Salomé à feu et à sang

À l’Opéra Bastille, un peu moins de sang sur la scène et un peu plus de poésie dans l’orchestre rendraient mieux justice à la prestation d’Elza van den Heever.

Salomé à feu et à sang

APRÈS ELEKTRA AU PRINTEMPS dernier, l’Opéra Bastille propose l’autre opéra féroce de Richard Strauss. On sait en effet qu’après deux essais peu concluants (Guntram et Feuersnot), Strauss frappa un grand coup par deux fois avec Salomé (1905) puis Elektra, partitions d’une sauvage concision ; après quoi, à partir du Chevalier à la rose, il entreprit des opéras plus aimables, jusqu’à l’ultime Capriccio, réflexion sur le genre même de l’opéra.

L’enjeu de Salomé est simple : la tête de Iokanaan (saint Jean-Baptiste), retenu prisonnier par Hérode, que la jeune princesse Salomé réclame à ce dernier après avoir dansé devant lui.
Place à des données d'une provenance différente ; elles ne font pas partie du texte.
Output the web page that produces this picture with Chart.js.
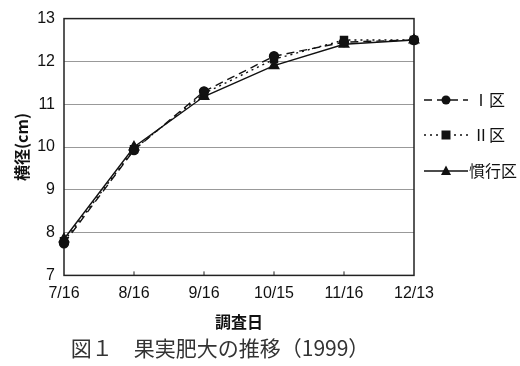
<!DOCTYPE html>
<html>
<head>
<meta charset="utf-8">
<script src="https://cdn.jsdelivr.net/npm/chart.js@4.4.1/dist/chart.umd.min.js"></script>
<style>
  html, body { margin: 0; padding: 0; background: #fff; }
  #wrap { width: 520px; height: 366px; }
</style>
</head>
<body>
<div id="wrap"><canvas id="myChart" width="520" height="366"></canvas></div>
<script>
// 調査日
const dates = ['7/16', '8/16', '9/16', '10/15', '11/16', '12/13'];
// 横径 (cm)
const plot1 = [7.75, 9.93, 11.3, 12.12, 12.45, 12.5];
const plot2 = [7.8, 9.95, 11.25, 12.05, 12.5, 12.5];
const kanko = [7.85, 10.0, 11.18, 11.9, 12.4, 12.5];
const seriesNames = ['Ⅰ区', 'Ⅱ区', '慣行区'];
const yTicks = [7, 8, 9, 10, 11, 12, 13];

const fontSans = "'Liberation Sans', Arial, sans-serif";
const fontJp = "'Noto Sans CJK JP', sans-serif";

// plot frame + small inward ticks on x axis
const framePlugin = {
    id: 'frame',
    beforeDatasetsDraw(chart) {
        const a = chart.chartArea;
        const c = chart.ctx;
        c.save();
        c.strokeStyle = '#222';
        c.lineWidth = 1.5;
        c.strokeRect(a.left, a.top, a.right - a.left, a.bottom - a.top);
        const xs = chart.scales.x;
        c.lineWidth = 1;
        for (let i = 1; i < dates.length - 1; i++) {
            const px = xs.getPixelForValue(i);
            c.beginPath();
            c.moveTo(px, a.bottom);
            c.lineTo(px, a.bottom - 4);
            c.stroke();
        }
        c.restore();
    }
};

function drawMarker(c, style, x, y) {
    c.beginPath();
    if (style === 'circle') {
        c.arc(x, y, 4.5, 0, Math.PI * 2);
    } else if (style === 'rect') {
        c.rect(x - 4.5, y - 4.5, 9, 9);
    } else {
        c.moveTo(x, y - 5.5);
        c.lineTo(x + 5, y + 4);
        c.lineTo(x - 5, y + 4);
        c.closePath();
    }
    c.fill();
}

// legend to the right, line + marker like the original
const legendPlugin = {
    id: 'sideLegend',
    afterDraw(chart) {
        const c = chart.ctx;
        const a = chart.chartArea;
        const ys = [100, 135, 171];
        c.save();
        chart.data.datasets.forEach((ds, i) => {
            const y = ys[i];
            const x0 = a.right + 10;
            const x1 = x0 + 44;
            c.strokeStyle = '#111';
            c.fillStyle = '#111';
            c.lineWidth = 1.3;
            c.setLineDash(ds.borderDash || []);
            c.beginPath();
            c.moveTo(x0, y);
            c.lineTo(x1, y);
            c.stroke();
            c.setLineDash([]);
            drawMarker(c, ds.pointStyle, (x0 + x1) / 2, y);
            c.font = '16px ' + fontJp;
            c.textBaseline = 'middle';
            c.textAlign = 'left';
            c.fillText(ds.label, x1 + (i === 2 ? 1 : 5), y);
        });
        c.restore();
    }
};

new Chart(document.getElementById('myChart'), {
    type: 'line',
    data: {
        labels: dates,
        datasets: [
            {
                label: seriesNames[0],
                data: plot1,
                borderColor: '#111',
                backgroundColor: '#111',
                borderWidth: 1.4,
                borderDash: [8, 5],
                pointStyle: 'circle',
                pointRadius: 4.5
            },
            {
                label: seriesNames[1],
                data: plot2,
                borderColor: '#111',
                backgroundColor: '#111',
                borderWidth: 1.4,
                borderDash: [2, 4],
                pointStyle: 'rect',
                pointRadius: 5
            },
            {
                label: seriesNames[2],
                data: kanko,
                borderColor: '#111',
                backgroundColor: '#111',
                borderWidth: 1.4,
                pointStyle: 'triangle',
                pointRadius: 5.5
            }
        ]
    },
    options: {
        responsive: false,
        animation: false,
        layout: { padding: { left: 12, right: 106, top: 10, bottom: 5 } },
        plugins: {
            legend: { display: false },
            tooltip: { enabled: false },
            title: {
                display: true,
                position: 'bottom',
                text: '   図１　果実肥大の推移（1999）',
                color: '#333',
                font: { family: fontJp, size: 21, weight: 'normal' },
                padding: { top: 4, bottom: 0 }
            }
        },
        scales: {
            x: {
                offset: false,
                grid: { display: false, drawTicks: false },
                border: { display: false },
                ticks: {
                    color: '#111',
                    font: { family: fontSans, size: 16 },
                    padding: 9,
                    maxRotation: 0
                },
                title: {
                    display: true,
                    text: '調査日',
                    color: '#111',
                    font: { family: fontJp, size: 16, weight: 'bold' },
                    padding: { top: 0, bottom: 0 }
                }
            },
            y: {
                min: yTicks[0],
                max: yTicks[yTicks.length - 1],
                afterFit(scale) { scale.width = 52; },
                afterBuildTicks(scale) { scale.ticks = yTicks.map(v => ({ value: v })); },
                grid: { color: '#999', lineWidth: 1, drawTicks: false },
                border: { display: false },
                ticks: {
                    color: '#111',
                    font: { family: fontSans, size: 16 },
                    padding: 9
                },
                title: {
                    display: true,
                    text: '横径(cm)',
                    color: '#111',
                    font: { family: fontJp, size: 16, weight: 'bold' },
                    padding: { top: 0, bottom: 0 }
                }
            }
        }
    },
    plugins: [framePlugin, legendPlugin]
});
</script>
</body>
</html>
D’abord épouvanté, Hérode finit par céder. Si l’on excepte le suicide de Narraboth, amoureux de Salomé, il n’y a qu’un cadavre dans l’ouvrage entier. Or, dès la première scène, la nouvelle mise en scène de Lydia Steier nous montre une série de corps ensanglantés sortis d’une orgie, enveloppés dans des draps et jetés dans une fosse commune : la tête exigée par Salomé perd dès lors beaucoup de sa charge de scandale. Plus tard, au moment de la Danse des sept voiles, la mise en scène ne prend pas le risque de la chorégraphie : Salomé, d’abord immobile, se laisse un peu déshabiller par Hérode avant de prendre l’initiative puis d’être victime d’une sorte de viol collectif assez confus, d’où elle sort couverte de sang ; ce qui nous vaut la projection du visage géant de l’héroïne, figure obligée de la plupart des mises en scène d’aujourd’hui. Dans la grande scène finale, l’arrivée de la tête de Iokanaan dans un sac plastique, qu’embrasse un double de Salomé, cependant que l’héroïne étreint Iokanaan vivant (il s’agit sans doute de la représentation du désir frustré de la jeune fille), disperse l’attention alors que toute l’énergie du spectacle devrait tendre vers ce baiser interdit attendu depuis le début de l’opéra.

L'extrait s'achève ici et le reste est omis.